The report states that the above suggestions (among others) reflect the provider community’s ever-increasing frustration with the ambiguity and inflexibility of the Stark law in its current form, particularly with respect to several “key standards” of the Stark law – namely, fair market value, “takes into account” volume or value of referrals, and commercially reasonable.
Substantive versus Technical Violations
In addition to the focus on potential modification of the Stark law to facilitate APMs, the Senate report also highlights the round table discussion and commenters’ statements related to distinguishing between “technical” versus “substantive” violations of the Stark law. While noting that not all commenters advocated such an approach, the report stated that commenters “generally agreed” that technical violations should be subject to a separate set of sanctions that would “not give rise to either [False Claims Act] exposure or potentially ruinous repayment liability.”

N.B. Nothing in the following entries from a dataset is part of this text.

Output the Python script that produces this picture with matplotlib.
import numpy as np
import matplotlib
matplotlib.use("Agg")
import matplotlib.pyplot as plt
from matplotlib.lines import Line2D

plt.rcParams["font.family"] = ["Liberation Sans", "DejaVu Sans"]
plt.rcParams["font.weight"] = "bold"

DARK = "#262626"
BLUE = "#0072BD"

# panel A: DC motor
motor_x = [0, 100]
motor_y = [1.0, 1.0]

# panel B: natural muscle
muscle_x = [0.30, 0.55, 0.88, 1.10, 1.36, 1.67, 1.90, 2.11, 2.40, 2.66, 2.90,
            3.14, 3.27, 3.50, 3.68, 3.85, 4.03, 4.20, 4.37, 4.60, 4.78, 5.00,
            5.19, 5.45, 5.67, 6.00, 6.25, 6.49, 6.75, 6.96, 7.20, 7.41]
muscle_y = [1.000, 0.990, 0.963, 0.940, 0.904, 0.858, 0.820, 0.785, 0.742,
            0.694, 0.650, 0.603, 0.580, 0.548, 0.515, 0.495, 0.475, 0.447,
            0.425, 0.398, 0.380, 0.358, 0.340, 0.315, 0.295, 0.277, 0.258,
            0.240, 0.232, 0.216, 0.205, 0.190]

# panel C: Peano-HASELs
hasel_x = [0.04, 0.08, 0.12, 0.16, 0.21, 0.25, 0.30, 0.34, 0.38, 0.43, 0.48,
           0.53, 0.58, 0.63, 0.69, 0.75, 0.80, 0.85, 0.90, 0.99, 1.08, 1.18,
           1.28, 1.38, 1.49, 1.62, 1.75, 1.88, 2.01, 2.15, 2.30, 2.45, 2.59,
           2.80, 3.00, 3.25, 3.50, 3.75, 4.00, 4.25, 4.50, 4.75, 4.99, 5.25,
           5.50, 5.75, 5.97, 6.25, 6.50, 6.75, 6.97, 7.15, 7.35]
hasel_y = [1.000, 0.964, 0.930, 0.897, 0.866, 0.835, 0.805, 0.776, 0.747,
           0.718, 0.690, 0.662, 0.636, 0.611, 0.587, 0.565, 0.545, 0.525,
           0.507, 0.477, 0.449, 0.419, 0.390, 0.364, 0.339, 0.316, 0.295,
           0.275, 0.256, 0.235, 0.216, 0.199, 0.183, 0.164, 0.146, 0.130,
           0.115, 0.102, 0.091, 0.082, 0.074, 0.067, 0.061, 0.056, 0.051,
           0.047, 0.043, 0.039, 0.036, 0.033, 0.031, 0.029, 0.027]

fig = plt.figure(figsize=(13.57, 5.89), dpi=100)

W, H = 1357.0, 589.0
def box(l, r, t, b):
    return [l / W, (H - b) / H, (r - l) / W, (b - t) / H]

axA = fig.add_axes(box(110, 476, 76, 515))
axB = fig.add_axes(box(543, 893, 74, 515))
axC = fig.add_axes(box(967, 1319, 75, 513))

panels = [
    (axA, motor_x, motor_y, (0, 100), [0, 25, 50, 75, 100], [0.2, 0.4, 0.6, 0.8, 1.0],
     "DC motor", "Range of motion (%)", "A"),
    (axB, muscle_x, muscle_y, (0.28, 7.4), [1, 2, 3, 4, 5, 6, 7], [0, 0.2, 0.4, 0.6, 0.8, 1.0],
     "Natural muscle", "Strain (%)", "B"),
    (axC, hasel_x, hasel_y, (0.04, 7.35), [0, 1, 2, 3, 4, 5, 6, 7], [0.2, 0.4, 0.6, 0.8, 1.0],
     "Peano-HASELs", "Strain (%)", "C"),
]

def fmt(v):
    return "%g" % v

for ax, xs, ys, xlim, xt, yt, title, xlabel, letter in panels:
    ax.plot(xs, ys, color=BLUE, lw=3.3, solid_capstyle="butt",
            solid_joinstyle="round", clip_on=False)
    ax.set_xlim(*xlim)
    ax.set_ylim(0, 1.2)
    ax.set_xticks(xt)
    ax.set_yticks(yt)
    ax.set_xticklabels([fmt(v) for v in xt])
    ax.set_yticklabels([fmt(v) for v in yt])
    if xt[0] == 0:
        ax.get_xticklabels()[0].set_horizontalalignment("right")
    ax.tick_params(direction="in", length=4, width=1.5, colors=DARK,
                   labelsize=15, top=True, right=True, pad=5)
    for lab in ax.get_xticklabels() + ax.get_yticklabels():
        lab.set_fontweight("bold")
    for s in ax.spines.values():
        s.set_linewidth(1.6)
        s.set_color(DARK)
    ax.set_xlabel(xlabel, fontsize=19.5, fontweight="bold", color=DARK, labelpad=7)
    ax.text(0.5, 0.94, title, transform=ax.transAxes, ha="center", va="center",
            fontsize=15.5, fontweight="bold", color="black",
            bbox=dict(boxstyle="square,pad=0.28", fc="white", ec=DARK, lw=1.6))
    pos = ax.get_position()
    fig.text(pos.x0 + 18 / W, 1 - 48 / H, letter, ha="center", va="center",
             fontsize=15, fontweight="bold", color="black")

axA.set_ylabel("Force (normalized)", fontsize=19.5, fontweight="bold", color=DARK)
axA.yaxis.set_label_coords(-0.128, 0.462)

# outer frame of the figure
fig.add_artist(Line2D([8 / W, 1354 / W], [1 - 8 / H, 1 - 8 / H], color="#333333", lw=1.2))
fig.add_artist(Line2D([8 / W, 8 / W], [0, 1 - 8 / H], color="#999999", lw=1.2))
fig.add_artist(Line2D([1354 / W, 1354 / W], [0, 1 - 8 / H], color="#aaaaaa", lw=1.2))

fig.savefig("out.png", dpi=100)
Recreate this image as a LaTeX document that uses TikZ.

In making such a distinction between technical and substantive, the report further notes that comments focused on documentation requirements, which are irrelevant to the concern over arrangements incentivizing referrals, contrasted against adherence to fair market value, the volume or value of referrals, and/or harm to beneficiaries or federal health care programs. Along these same lines, Commenters recommended clarification of the terms: fair market value, takes into account the volume or value of referrals, and commercially reasonable, noting that these terms are key to compliance with the compensation exceptions yet confusion exists as to their precise meanings.
Ober|Kaler’s Comments
In recent years, both Congress and CMS have signaled to the provider community the value and importance of APMs in fundamentally reshaping not only the way health care is paid for, but delivered. Yet, and as the Senate Committee on Finance itself has recognized in this very report, the current health care fraud and abuse regime has not kept pace.
To truly effectuate health care reform, the provider community must be incentivized to align otherwise divergent financial interests. Despite this, and as the report notes, the Stark law continues to stand as a “significant impediment to value-based payment models that Congress, CMS, and commercial health insurers have promoted.”
With this report, the potential exists that change to and modernization of the Stark law will (at long last) be brought to the forefront of Congress’s legislative agenda.